• **Direction**:
Copy everything in the listing below word for word, apart from any images.

• **Supplied data**:

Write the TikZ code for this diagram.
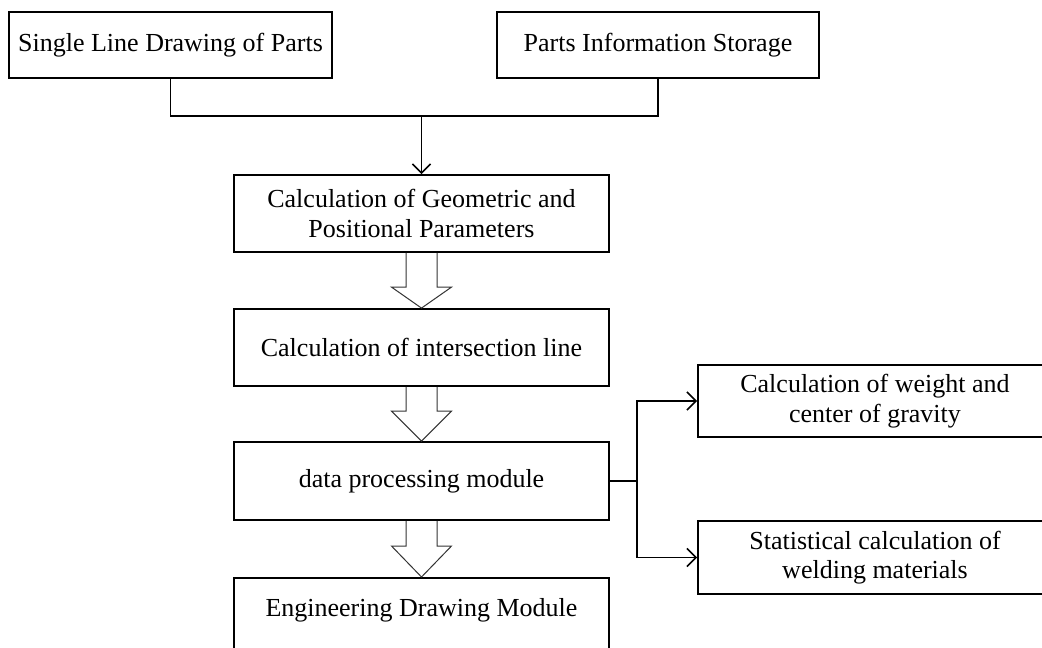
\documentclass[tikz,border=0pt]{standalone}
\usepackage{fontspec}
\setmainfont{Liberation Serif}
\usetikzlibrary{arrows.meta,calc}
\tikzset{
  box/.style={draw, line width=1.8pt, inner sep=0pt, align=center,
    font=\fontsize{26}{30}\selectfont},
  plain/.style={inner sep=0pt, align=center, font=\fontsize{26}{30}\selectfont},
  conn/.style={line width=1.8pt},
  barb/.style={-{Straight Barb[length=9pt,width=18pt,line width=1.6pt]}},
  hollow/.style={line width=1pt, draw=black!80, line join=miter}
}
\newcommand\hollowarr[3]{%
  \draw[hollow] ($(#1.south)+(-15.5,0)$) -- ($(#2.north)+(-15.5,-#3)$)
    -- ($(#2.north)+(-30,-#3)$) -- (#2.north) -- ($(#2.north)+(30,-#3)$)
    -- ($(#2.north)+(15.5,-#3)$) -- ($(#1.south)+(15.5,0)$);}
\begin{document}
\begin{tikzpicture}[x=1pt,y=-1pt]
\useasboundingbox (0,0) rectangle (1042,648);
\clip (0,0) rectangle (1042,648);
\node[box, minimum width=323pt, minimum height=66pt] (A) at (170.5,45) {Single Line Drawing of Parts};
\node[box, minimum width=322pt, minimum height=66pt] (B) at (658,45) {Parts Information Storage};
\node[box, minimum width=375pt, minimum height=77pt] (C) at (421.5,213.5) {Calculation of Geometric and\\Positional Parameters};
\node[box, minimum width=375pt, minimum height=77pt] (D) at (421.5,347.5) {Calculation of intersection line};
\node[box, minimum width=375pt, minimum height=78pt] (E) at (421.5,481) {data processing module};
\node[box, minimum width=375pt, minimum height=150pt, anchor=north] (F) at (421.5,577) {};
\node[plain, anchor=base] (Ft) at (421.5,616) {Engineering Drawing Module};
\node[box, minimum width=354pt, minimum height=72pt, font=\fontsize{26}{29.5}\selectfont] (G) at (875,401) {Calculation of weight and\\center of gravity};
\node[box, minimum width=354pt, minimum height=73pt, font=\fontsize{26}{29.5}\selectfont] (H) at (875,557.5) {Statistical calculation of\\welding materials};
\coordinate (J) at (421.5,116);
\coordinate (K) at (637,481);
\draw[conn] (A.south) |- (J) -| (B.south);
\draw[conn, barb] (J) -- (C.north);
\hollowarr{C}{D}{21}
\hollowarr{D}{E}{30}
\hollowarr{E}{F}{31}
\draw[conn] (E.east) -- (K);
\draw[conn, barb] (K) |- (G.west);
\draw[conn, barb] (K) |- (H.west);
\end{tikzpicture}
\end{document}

• **Correct result**:
Write the TikZ code for this diagram.
\documentclass[tikz,border=0pt]{standalone}
\usepackage{fontspec}
\setmainfont{Liberation Serif}
\usetikzlibrary{arrows.meta,calc}
\tikzset{
  box/.style={draw, line width=1.8pt, inner sep=0pt, align=center,
    font=\fontsize{26}{30}\selectfont},
  plain/.style={inner sep=0pt, align=center, font=\fontsize{26}{30}\selectfont},
  conn/.style={line width=1.8pt},
  barb/.style={-{Straight Barb[length=9pt,width=18pt,line width=1.6pt]}},
  hollow/.style={line width=1pt, draw=black!80, line join=miter}
}
\newcommand\hollowarr[3]{%
  \draw[hollow] ($(#1.south)+(-15.5,0)$) -- ($(#2.north)+(-15.5,-#3)$)
    -- ($(#2.north)+(-30,-#3)$) -- (#2.north) -- ($(#2.north)+(30,-#3)$)
    -- ($(#2.north)+(15.5,-#3)$) -- ($(#1.south)+(15.5,0)$);}
\begin{document}
\begin{tikzpicture}[x=1pt,y=-1pt]
\useasboundingbox (0,0) rectangle (1042,648);
\clip (0,0) rectangle (1042,648);
\node[box, minimum width=323pt, minimum height=66pt] (A) at (170.5,45) {Single Line Drawing of Parts};
\node[box, minimum width=322pt, minimum height=66pt] (B) at (658,45) {Parts Information Storage};
\node[box, minimum width=375pt, minimum height=77pt] (C) at (421.5,213.5) {Calculation of Geometric and\\Positional Parameters};
\node[box, minimum width=375pt, minimum height=77pt] (D) at (421.5,347.5) {Calculation of intersection line};
\node[box, minimum width=375pt, minimum height=78pt] (E) at (421.5,481) {data processing module};
\node[box, minimum width=375pt, minimum height=150pt, anchor=north] (F) at (421.5,577) {};
\node[plain, anchor=base] (Ft) at (421.5,616) {Engineering Drawing Module};
\node[box, minimum width=354pt, minimum height=72pt, font=\fontsize{26}{29.5}\selectfont] (G) at (875,401) {Calculation of weight and\\center of gravity};
\node[box, minimum width=354pt, minimum height=73pt, font=\fontsize{26}{29.5}\selectfont] (H) at (875,557.5) {Statistical calculation of\\welding materials};
\coordinate (J) at (421.5,116);
\coordinate (K) at (637,481);
\draw[conn] (A.south) |- (J) -| (B.south);
\draw[conn, barb] (J) -- (C.north);
\hollowarr{C}{D}{21}
\hollowarr{D}{E}{30}
\hollowarr{E}{F}{31}
\draw[conn] (E.east) -- (K);
\draw[conn, barb] (K) |- (G.west);
\draw[conn, barb] (K) |- (H.west);
\end{tikzpicture}
\end{document}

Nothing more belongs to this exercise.